Model Overview
This model, dpo-qwen-cot-merged, is a 4 billion parameter variant of the Qwen3 architecture, specifically fine-tuned from Qwen/Qwen3-4B-Instruct-2507. It leverages Direct Preference Optimization (DPO) via the Unsloth library to align its responses with preferred outputs.
Key Capabilities
- Enhanced Reasoning (Chain-of-Thought): Optimized to improve the model's ability to generate step-by-step reasoning processes.
- Improved Structured Responses: Focuses on producing higher quality and more coherent structured outputs.
- DPO Fine-tuning: Utilizes DPO with a preference dataset to guide response generation towards desired characteristics.
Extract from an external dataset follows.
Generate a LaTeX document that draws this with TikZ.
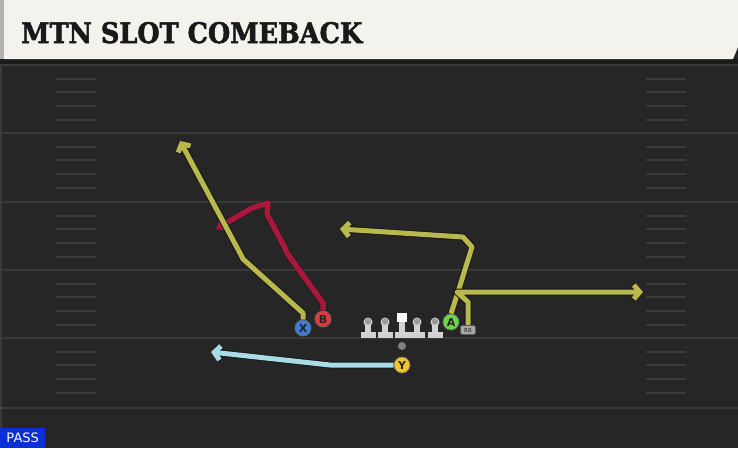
\documentclass[tikz,border=0pt]{standalone}
\usepackage{fontspec}
\setmainfont{DejaVu Serif}
\newfontfamily\titlef{DejaVu Serif}[BoldFeatures={FakeBold=2}]
\newfontfamily\sansf{DejaVu Sans}
\usetikzlibrary{arrows.meta}
\definecolor{fieldbg}{HTML}{262626}
\definecolor{bandc}{HTML}{1B1B1B}
\definecolor{hdr}{HTML}{F4F2EC}
\definecolor{yardc}{HTML}{3A3A3A}
\definecolor{hashc}{HTML}{3C3C3C}
\definecolor{routey}{HTML}{B9B84C}
\definecolor{router}{HTML}{A8173C}
\definecolor{routeb}{HTML}{A7DCE6}
\definecolor{cX}{HTML}{3D7BDB}
\definecolor{cB}{HTML}{E5353F}
\definecolor{cA}{HTML}{6AD846}
\definecolor{cY}{HTML}{F1C430}
\definecolor{passb}{HTML}{0B2FD6}
\definecolor{lmc}{HTML}{D2D2D2}
\definecolor{headc}{HTML}{9A9A9A}
\newcommand\playroute[4]{%
  \draw[outl,line width=#4,#1] #3;
  \draw[rt,#2,#1] #3;}
\tikzset{
  outl/.style={draw=black!90, line join=round, line cap=butt},
  rt/.style={line width=5pt, line join=round, line cap=butt},
  player/.style={circle, minimum size=16pt, inner sep=0pt, draw=black!60, line width=0.6pt,
    text=black!85, font=\sansf\bfseries\fontsize{11}{11}\selectfont},
  rbtag/.style={rounded corners=2pt, fill=black!35, draw=black!70, line width=0.5pt, minimum width=15pt,
    minimum height=9pt, inner sep=0pt, text=black!85, font=\sansf\fontsize{5.5}{5.5}\selectfont},
  barb/.style={-{Straight Barb[length=6pt,width=14pt]}},
  tri/.style={-{Triangle[length=10pt,width=16pt]}}
}
\begin{document}
\begin{tikzpicture}[x=1pt,y=-1pt]
\useasboundingbox (0,0) rectangle (738,448);
% field
\fill[fieldbg] (0,0) rectangle (738,448);
\fill[bandc] (0,59) rectangle (738,65);
\fill[yardc] (0,65) rectangle (2,448);
\foreach \yy in {65,133,202,270,338,408}
  \draw[yardc, line width=1.5pt] (0,\yy) -- (738,\yy);
\foreach \b in {65,133,202,270,338}
  \foreach \o in {14,27,41,55} {
    \draw[hashc, line width=1.2pt] (56,\b+\o) -- (96,\b+\o);
    \draw[hashc, line width=1.2pt] (646,\b+\o) -- (686,\b+\o);
  }
% header
\fill[hdr] (4,0) -- (738,0) -- (738,47) -- (733,59) -- (4,59) -- cycle;
\fill[black!30] (0,0) rectangle (4,59);
\node[anchor=base west, inner sep=0pt, text=black!90] (title) at (21,43)
  {\resizebox{341pt}{21pt}{\titlef\bfseries MTN SLOT COMEBACK}};
% players
\node[player, fill=cX] (X) at (303,328) {X};
\node[player, fill=cB] (B) at (323,319) {B};
\node[player, fill=cA] (A) at (451,322) {A};
\node[player, fill=cY] (Y) at (402,365) {Y};
\node[rbtag] (RB) at (468,330) {RB};
\node[circle, fill=black!50, minimum size=8pt, inner sep=0pt] (ball) at (402,346) {};
% route end points
\coordinate (xend) at (180,141);
\coordinate (bend) at (216,229);
\coordinate (aend) at (340,229);
\coordinate (rbend) at (643,292);
\coordinate (yend) at (211,352);
% routes
\playroute{tri}{draw=router,line width=5.5pt}{(B.north) -- (323,303) -- (287,253) -- (284,246) -- (267,214) -- (268,203) -- (252,208) -- (bend)}{6.5pt}
\playroute{barb}{draw=routey}{(X.north) -- (303,313) -- (243,259) -- (241,255) -- (xend)}{7pt}
\playroute{barb}{draw=routey}{(A.north) -- (458,292) -- (472,247) -- (463,237) -- (aend)}{7pt}
\playroute{barb}{draw=routey}{(RB.north) -- (468,302) -- (457,292) -- (rbend)}{7pt}
\playroute{barb}{draw=routeb}{(Y.west) -- (330,365) -- (yend)}{7pt}
% redraw players on top
\node[player, fill=cX] at (X) {X};
\node[player, fill=cB] at (B) {B};
\node[player, fill=cA] at (A) {A};
\node[player, fill=cY] at (Y) {Y};
\node[rbtag] at (RB) {RB};
% linemen
\foreach \lx in {368,385,417,435} {
  \fill[lmc] (\lx-7.5,332) rectangle (\lx+7.5,338);
  \fill[lmc] (\lx-3,322) rectangle (\lx+3,333);
  \fill[lmc] (\lx,322) circle (4.5);
  \fill[headc] (\lx,321.5) circle (3.2);
}
\fill[lmc] (394.5,332) rectangle (409.5,338);
\fill[lmc] (399,321) rectangle (405,333);
\fill[white] (397,313) rectangle (407,322);
% pass tag
\node[fill=passb, text=white, anchor=south west, minimum width=45pt, minimum height=20pt,
  inner sep=0pt, font=\sansf\fontsize{13}{13}\selectfont] (pass) at (0,448) {PASS};
\end{tikzpicture}
\end{document}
- Merged Weights: Contains full 16-bit merged weights, eliminating the need for adapter loading and simplifying deployment with
transformers.
Training Details
The model underwent 1 epoch of DPO training with a learning rate of 1e-07 and a beta value of 0.1. The maximum sequence length during training was 1024. The LoRA configuration (r=8, alpha=16) was merged into the base model. The training data used for DPO was sourced from [u-10bei/dpo-dataset-qwen-cot].
Licensing
This model is released under the MIT License, consistent with the terms of its training dataset. Users must also adhere to the license terms of the original base model, Qwen3-4B-Instruct-2507.